Surging front-runner Bernie Sanders will be in the hot seat at the Democratic debate in South Carolina on Tuesday, when his six presidential rivals try to derail his growing momentum before the next big round of nominating contests.
Free-spending billionaire Michael Bloomberg, who had a rough debut on the debate stage last week in Nevada, also will be back in the spotlight at the candidates’ final encounter before Saturday’s South Carolina primary and next week’s 14 vital Super Tuesday contests.
The pressure for a strong performance will be high for all of the contenders. Joe Biden, the national front-runner not so long ago, needs to win South Carolina to keep his campaign alive, while Pete Buttigieg, Elizabeth Warren, Amy Klobuchar and Tom Steyer are desperately battling for relevance.
It will be the third debate this month, and the 10th overall, for the Democrats vying for the right to challenge Republican President Donald Trump in the Nov. 3 election. Tuesday’s face-off will run from 8 p.m. to 10:15 p.m. ET.
The encounters have grown more contentious as time runs out.
“Sanders will probably be the focus of attacks this time, but I expect there are going to be several people in the line of fire from all directions,” said Kelly Dietrich, a Democratic strategist who trains candidates.

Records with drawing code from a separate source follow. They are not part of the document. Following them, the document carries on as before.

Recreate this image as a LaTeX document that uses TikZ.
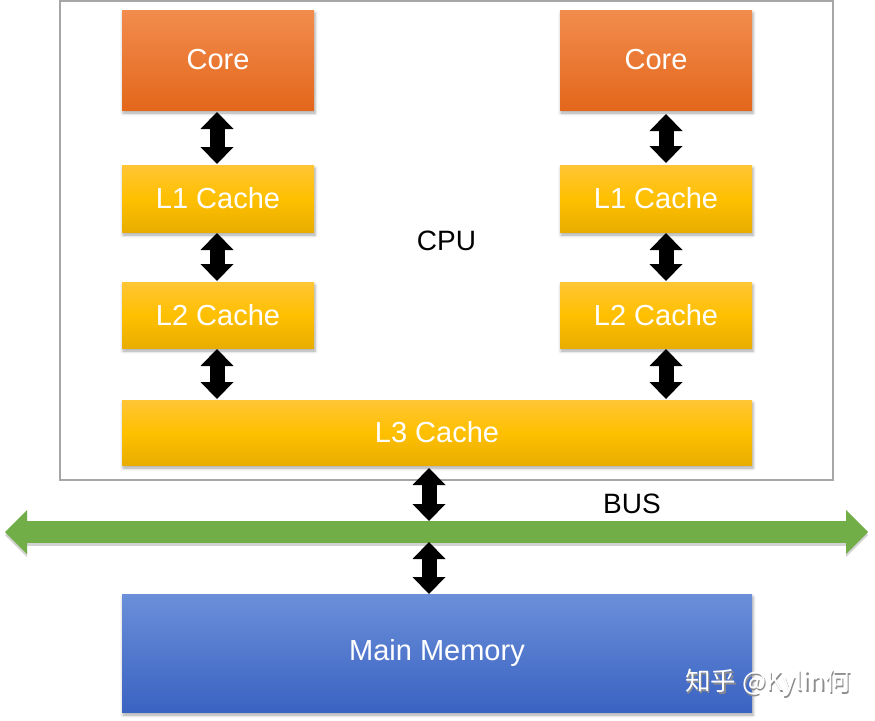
\documentclass[tikz,border=0pt]{standalone}
\usepackage{fontspec}
\setmainfont{Liberation Sans}
\newfontfamily\cjkfont{Noto Sans CJK SC}
\usetikzlibrary{arrows.meta,shadows.blur}
\definecolor{cpuframe}{HTML}{A6A6A6}
\definecolor{coretop}{HTML}{F28C4E}
\definecolor{corebot}{HTML}{E3671B}
\definecolor{cachetop}{HTML}{FFC535}
\definecolor{cachemid}{HTML}{FFC000}
\definecolor{cachebot}{HTML}{E8AD00}
\definecolor{memtop}{HTML}{6B8FD9}
\definecolor{membot}{HTML}{3A63C2}
\definecolor{busgreen}{HTML}{72AE48}
\tikzset{
  boxshadow/.style={blur shadow={shadow xshift=1pt,shadow yshift=-3pt,shadow blur radius=3pt,shadow opacity=35}},
  corebox/.style={boxshadow,top color=coretop,bottom color=corebot,minimum width=192pt,minimum height=100pt,
    inner sep=0pt,outer sep=0pt,text=white,font=\fontsize{29}{32}\selectfont},
  cachebox/.style={boxshadow,top color=cachetop,bottom color=cachebot,middle color=cachemid,minimum width=192pt,
    inner sep=0pt,outer sep=0pt,text=white,font=\fontsize{29}{32}\selectfont},
  membox/.style={boxshadow,top color=memtop,bottom color=membot,minimum width=630pt,minimum height=118pt,
    inner sep=0pt,outer sep=0pt,text=white,font=\fontsize{29}{32}\selectfont},
  cpubox/.style={draw=cpuframe,line width=1.5pt,minimum width=773pt,minimum height=479pt,inner sep=0pt,
    font=\fontsize{28}{32}\selectfont},
  dblarrow/.style={line width=15pt,black,
    {Triangle[length=17pt,width=33pt,line width=0pt]}-{Triangle[length=17pt,width=33pt,line width=0pt]}},
  busarrow/.style={line width=22pt,busgreen,
    {Triangle[length=22pt,width=44pt,line width=0pt]}-{Triangle[length=22pt,width=44pt,line width=0pt]}},
  busshadow/.style={line width=22pt,black!35,opacity=0.5,
    {Triangle[length=22pt,width=44pt,line width=0pt]}-{Triangle[length=22pt,width=44pt,line width=0pt]}},
  lbl/.style={font=\fontsize{28}{32}\selectfont,inner sep=0pt},
  wmark/.style={inner sep=0pt,font=\cjkfont\fontsize{25.5}{28}\selectfont},
}
\begin{document}
\begin{tikzpicture}[x=1pt,y=-1pt]
\useasboundingbox (0,0) rectangle (875,720);
\node[cpubox] (cpu) at (446.5,240.5) {CPU};
% left column
\node[corebox] (coreL) at (218,60) {Core};
\node[cachebox,minimum height=67pt] (l1L) at (218,198.5) {L1 Cache};
\node[cachebox,minimum height=66pt] (l2L) at (218,315) {L2 Cache};
% right column
\node[corebox] (coreR) at (656,60) {Core};
\node[cachebox,minimum height=67pt] (l1R) at (656,198.5) {L1 Cache};
\node[cachebox,minimum height=66pt] (l2R) at (656,315) {L2 Cache};
% L3
\node[cachebox,minimum width=630pt,minimum height=65pt] (l3) at (437,432.5) {L3 Cache};
% memory
\node[membox] (mem) at (437,653) {Main Memory};
% bus
\coordinate (busL) at (5,532);
\coordinate (busR) at (868,532);
\coordinate (busTop) at (429,521);
\coordinate (busBot) at (429,542);
\draw[busshadow] ([yshift=-3pt]busL) -- ([yshift=-3pt]busR);
\draw[busarrow] (busL) -- (busR);
\node[lbl] (bus) at (632,504) {BUS};
% vertical arrows
\draw[dblarrow,shorten <=2pt,shorten >=1pt] ([xshift=-1pt]coreL.south) -- ([xshift=-1pt]l1L.north);
\draw[dblarrow,shorten <=1pt,shorten >=1pt] ([xshift=-1pt]l1L.south) -- ([xshift=-1pt]l2L.north);
\draw[dblarrow,shorten <=1pt,shorten >=1pt] ([xshift=-1pt]l2L.south) -- ([xshift=-1pt]l2L.south |- l3.north);
\draw[dblarrow,shorten <=4pt,shorten >=2pt] ([xshift=10pt]coreR.south) -- ([xshift=10pt]l1R.north);
\draw[dblarrow,shorten <=1pt,shorten >=1pt] ([xshift=10pt]l1R.south) -- ([xshift=10pt]l2R.north);
\draw[dblarrow,shorten <=1pt,shorten >=1pt] ([xshift=10pt]l2R.south) -- ([xshift=10pt]l2R.south |- l3.north);
\draw[dblarrow,shorten <=3pt] (busTop |- l3.south) -- (busTop);
\draw[dblarrow] (busBot) -- (busBot |- mem.north);
% watermark
\node[wmark,text=black!45] at (769.5,684.5) {知乎 @Kylin何};
\node[wmark,text=white] (wm) at (768,683) {知乎 @Kylin何};
\end{tikzpicture}
\end{document}
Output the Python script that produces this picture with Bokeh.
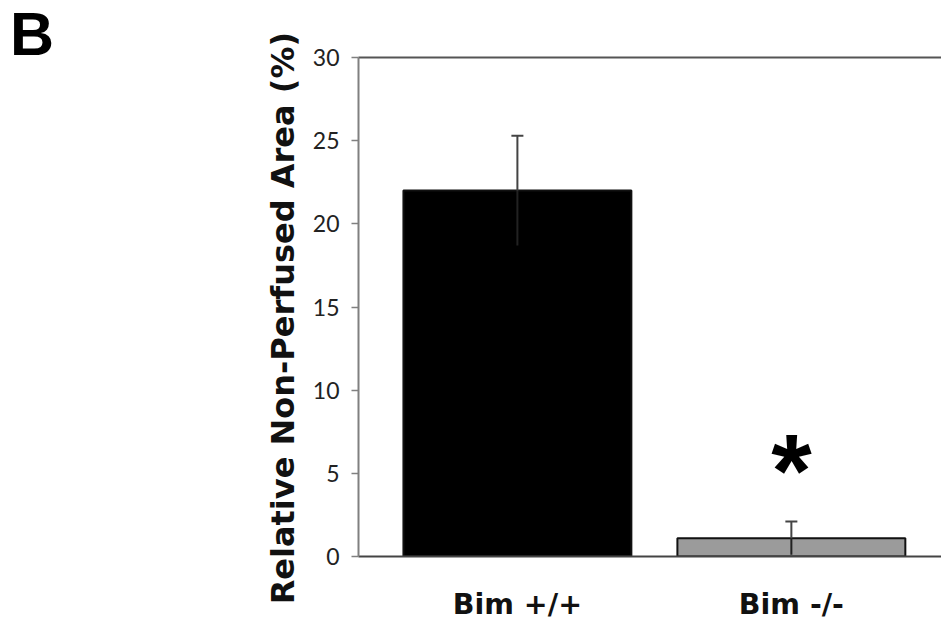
from bokeh.plotting import figure
from bokeh.models import Range1d, FixedTicker, LinearAxis, ColumnDataSource, Div
from bokeh.layouts import row
from bokeh.core.properties import value
from bokeh.embed import file_html
from bokeh.resources import INLINE

# ---- data ----
categories = ["Bim +/+", "Bim -/-"]
means = [22.0, 1.1]
errors = [3.3, 1.0]
bar_colors = ["#000000", "#9b9b9b"]
y_ticks = [0, 5, 10, 15, 20, 25, 30]
panel_letter = "B"
y_title = "Relative Non-Perfused Area (%)"
significance = ["", "*"]

xs = [i + 1 for i in range(len(categories))]

LEFT_W = 72

p = figure(width=941 - LEFT_W, height=624, output_backend="svg", toolbar_location=None,
           x_range=Range1d(0.42, 2.548), y_range=Range1d(0, 30),
           min_border_left=358 - LEFT_W, min_border_right=0, min_border_top=57,
           min_border_bottom=68, margin=0)
p.outline_line_color = None
p.xgrid.visible = False
p.ygrid.visible = False
p.background_fill_color = "white"
p.border_fill_color = "white"

src = ColumnDataSource(dict(x=xs, top=means, color=bar_colors,
                            lo=[m - e for m, e in zip(means, errors)],
                            hi=[m + e for m, e in zip(means, errors)]))

p.vbar(x="x", top="top", width=0.832, bottom=0, fill_color="color",
       line_color="#111111", line_width=2, source=src)

# error bars: lower half black (hidden in black bar), upper half dark gray, top cap
p.segment(x0="x", y0="lo", x1="x", y1="top", line_color="#222222", line_width=2, source=src)
p.segment(x0="x", y0="top", x1="x", y1="hi", line_color="#444444", line_width=2, source=src)
p.rect(x="x", y="hi", width=12, height=2, width_units="screen", height_units="screen",
       fill_color="#444444", line_color=None, source=src)

# significance asterisk
ast_x = [x for x, s in zip(xs, significance) if s]
ast_y = [h + 6.5 for h, s in zip(src.data["hi"], significance) if s]
p.text(x=ast_x, y=ast_y, text=[s for s in significance if s], text_align="center",
       text_baseline="top", text_font=value("Liberation Sans"), text_font_style="bold",
       text_font_size="104px", text_color="#000000")

# y axis
ya = p.yaxis[0]
ya.ticker = FixedTicker(ticks=y_ticks)
ya.axis_label = y_title + "\u00a0\u00a0"
ya.axis_label_text_font = "DejaVu Sans"
ya.axis_label_text_font_style = "bold"
ya.axis_label_text_font_size = "32px"
ya.axis_label_text_color = "#111111"
ya.axis_label_standoff = 8
ya.major_label_text_font = "Lato"
ya.major_label_text_font_size = "23px"
ya.major_label_text_color = "#222222"
ya.major_label_standoff = 12
ya.axis_line_color = "#808080"
ya.axis_line_width = 2
ya.major_tick_line_color = "#808080"
ya.major_tick_line_width = 1.5
ya.major_tick_in = 0
ya.major_tick_out = 7
ya.minor_tick_line_color = None

# x axis
xa = p.xaxis[0]
xa.ticker = FixedTicker(ticks=xs)
xa.major_label_overrides = {x: c for x, c in zip(xs, categories)}
xa.major_label_text_font = "DejaVu Sans"
xa.major_label_text_font_style = "bold"
xa.major_label_text_font_size = "28.5px"
xa.major_label_text_color = "#111111"
xa.major_label_standoff = 25
xa.axis_line_color = "#444444"
xa.axis_line_width = 2
xa.major_tick_line_color = None
xa.minor_tick_line_color = None

# top border line
top = LinearAxis(ticker=FixedTicker(ticks=[]), major_label_text_font_size="0px",
                 axis_line_color="#555555", axis_line_width=2,
                 major_tick_line_color=None, minor_tick_line_color=None)
p.add_layout(top, "above")

# panel letter
letter_html = ('<div style="font-family: \'Liberation Sans\', Arial, sans-serif; '
               'font-weight: bold; font-size: 61px; line-height: 61px; color: #000; '
               'margin: 4px 0 0 10px; padding: 0; white-space: nowrap;">' + panel_letter + '</div>')
letter = Div(text=letter_html, width=LEFT_W, height=110, margin=0)

layout = row(letter, p, spacing=0, margin=0)

open("out.html", "w").write(file_html(layout, INLINE))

Sanders, an independent senator from Vermont and a self-identified democratic socialist, has taken command of the race after strong showings in the first three nominating contests in Iowa, New Hampshire and Nevada. His strong showings have alarmed a Democratic establishment wary of his aggressive economic equality and social justice agenda.
BIDEN SLAPS SANDERS’ MATH
Sanders on Monday issued his most comprehensive summary yet on how, largely through taxes on corporations and “extreme wealth,” he intends to pay for his progressive plans, such as providing medical care for all Americans.
For example, his campaign said on its website that the $2.2 trillion cost of making public college, university and trade schools tuition-free could be met over a decade with a “Wall Street speculation tax,” including a 0.5% tax on stock trades, a 0.1% fee on bond trades and a 0.005% fee on dividends.
His $16.3 trillion climate change proposal would be paid for with fees and taxes on fossil fuel companies and by reducing defense spending, as well as projected tax revenue increases from new jobs it would create.
But critics have said the plans do not add up.
Biden’s deputy campaign manager Kate Bedingfield said in a statement that Sanders’ “back-of-the-napkin math” did not even begin to cover the full costs, including leaving half of the at- least $30 trillion price tag for his “Medicare for All” unexplained.
At last week’s debate, candidates launched a volley of scathing attacks on Bloomberg, the former New York City mayor, who had been rising in polls after an unprecedented spending spree on ads.
Sanders will not be able to slide by as easily on Tuesday night, as candidates are already turning up their attacks on him on the campaign trail.
CHALLENGE FOR BUTTIGIEG, OTHERS
Bloomberg will need to rebound at Tuesday’s debate to keep his momentum alive. He entered the race in November and is skipping the four early voting states to focus on later contests, starting with Super Tuesday, when 14 states vote.
Buttigieg, the moderate former mayor of South Bend, Indiana, has led the charge against Sanders, labeling him a polarizing candidate who would repel new voters.
Buttigieg could also face one of his most challenging debates. South Carolina and its large bloc of black voters will be a test of whether he can improve on what polls show is his lack of appeal to African Americans.
The debate stakes will be high as well for Biden, the former vice president. He is counting on a win in South Carolina, given his popularity among black voters, who make up more than half of the Democratic electorate in the Southern state.
Biden has led opinion polls in the state, but Sanders has been chipping away at his support and showed signs in Nevada he has expanded his backing to a more diverse electorate. Sanders won most of the state’s sizable Latino voting bloc, entrance polls showed, and finished second to Biden among black voters.
Steyer, an activist billionaire who also has spent his own money heavily on his campaign, will return to the debate stage after failing to qualify in Nevada.
He could make a difference in South Carolina, where polls show he has his greatest strength. He registers third there in the Real Clear Politics average of state polls.
The debate might provide a make-or-break moment for Klobuchar and Warren, senators from Minnesota and Massachusetts respectively, whose lagging campaigns badly need a boost.
“Some of these candidates are likely to begin facing questions from the moderators about why they are staying in the race,” said Mitchell McKinney, a political scientist and debate expert at the University of Missouri.